As the MIC validates, I guess we agree you’re seeing old (queued, repeated, …?) downlinks, given the lower frame counters. Next, I wonder if the 2nd line below tells one when the TTIG received the downlink from TTN:

It seems these lines are not logged when a “dnmsg” command is received by the TTIG, but only when it’s handling its internal TX queue. So it seems one cannot tell when the TTIG receives commands from TTN.

If lines like this are logged upon arrival of the downlink commands, then the time those arrive at the TTIG clearly is weird. If, like for other forwarders, the Basic Station protocol includes some relative time with each uplink, and the backend just adds 1,000,000 or 2,000,000 microseconds to that value to tell the TTIG when to transmit, then I could imagine that relative timestamps in the metadata of old queued downlinks mess up the time a downlink is actually transmitted, like due to rollover of the timers. But would that also make the backend (or the intermediate bridge that sits between the Basic Station protocol and the V2 backend) forward the downlink to the TTIG so late after an uplink?

Any chance there’s something different for the first downlink that went wrong? Or maybe sometimes the very same downlink is forwarded to the TTIG multiple times?

Also, I think we need @KrishnaIyerEaswaran2 here.

The problem was fixed on the server side a few months ago.

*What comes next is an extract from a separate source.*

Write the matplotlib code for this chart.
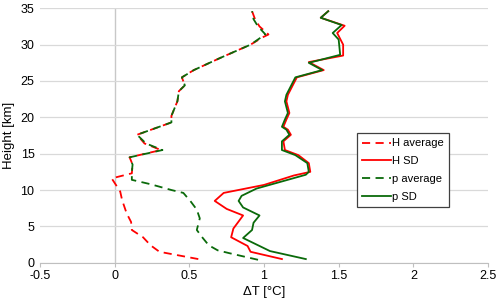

I believe I’m seeing this exact behavior happening on my Indoor Gateway! I had a few nodes totally unable to see downlink messages (even though TTN v2 thought they were sent). Once I unplugged and replugged the Things Indoor Gateway from the wall, the messages went through without issue.

I was also having a join problem for a node which was resolved by power cycling it too.

Any idea what could be going on here?

@novag, has this totally gone away for you? For me it is alive and well

@pomplesiegel Yes I think it’s gone. I would suggest you to enable the USB-C serial console or attaching a UART adapter like this: https://tinkerman.cat/post/hacking-the-tti-indoor-gateway/#peaking-into-the-firmware. Both requires opening the TTIG.

@novag, ok I’ll look into that. Thank you!

In the meantime I am having sensors that cannot receive downlink messages after running overnight again. I just plugged in my original “The Things Gateway” and unplugged the “The Things Indoor Gateway”, resent the message and it went through, no problem.

I’ll keep testing overnight with the “The Things Gateway”, but this is so frustrating!